Double-entry bookkeeping

An accounting method in which every financial transaction is recorded in at least two accounts — a debit in one and an equal credit in another — so the books always balance and errors are easier to spot.

Also: double-entry

Every transaction has two sides. When your business pays a £600 supplier invoice, Xero records a £600 credit to your bank account (money leaves) and a £600 debit to the relevant expense account — say, Office Supplies. The totals cancel out. That balance is the foundation of double-entry, a system that has been standard practice for centuries because it makes errors visible: if debits and credits do not agree, something has gone wrong.

Xero enforces double-entry automatically.

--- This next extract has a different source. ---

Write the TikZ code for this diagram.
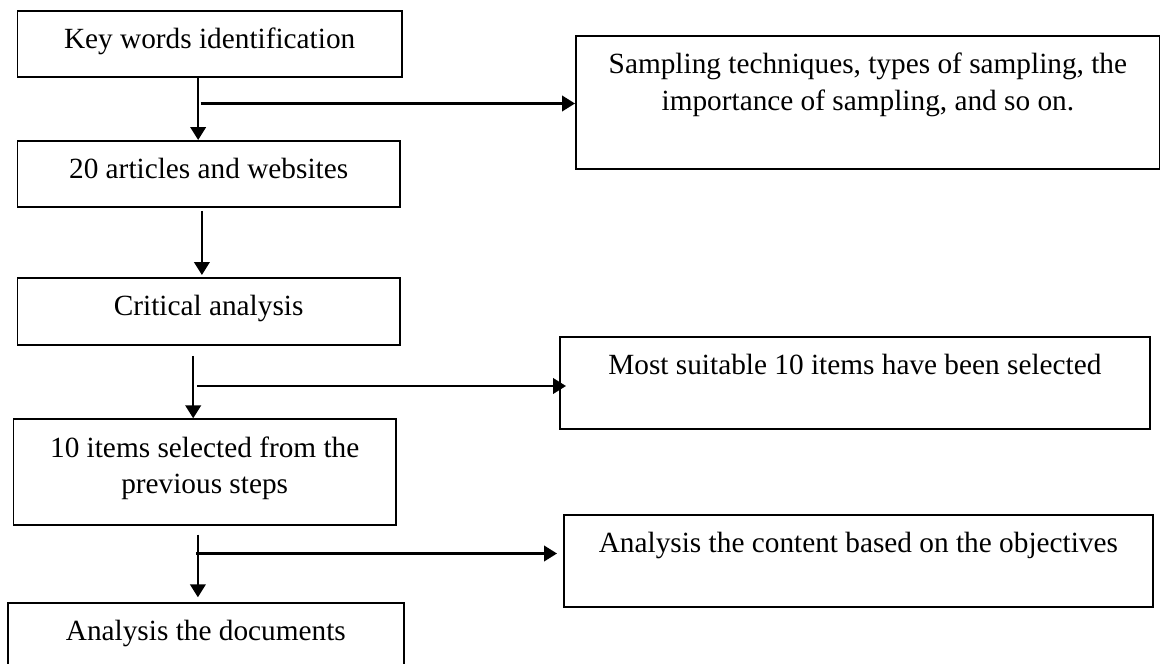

You rarely see the underlying journal entries when you reconcile a bank line or raise an invoice, but the system creates them for every action. Post a sales invoice for £1,200 plus VAT and Xero debits Accounts Receivable by £1,440, credits Sales by £1,200, and credits VAT Liability by £240 — three legs, all in balance.

Why it matters at month-end

The trial balance is the proof that double-entry has held throughout the period: total debits equal total credits across every account. If it is out, there is a posting error somewhere — a manual journal with one side missing, a deleted transaction, or an import that landed on one account only. Correcting those errors is usually the first task of a month-end close, and a clean trial balance is the prerequisite for a reliable profit and loss and balance sheet.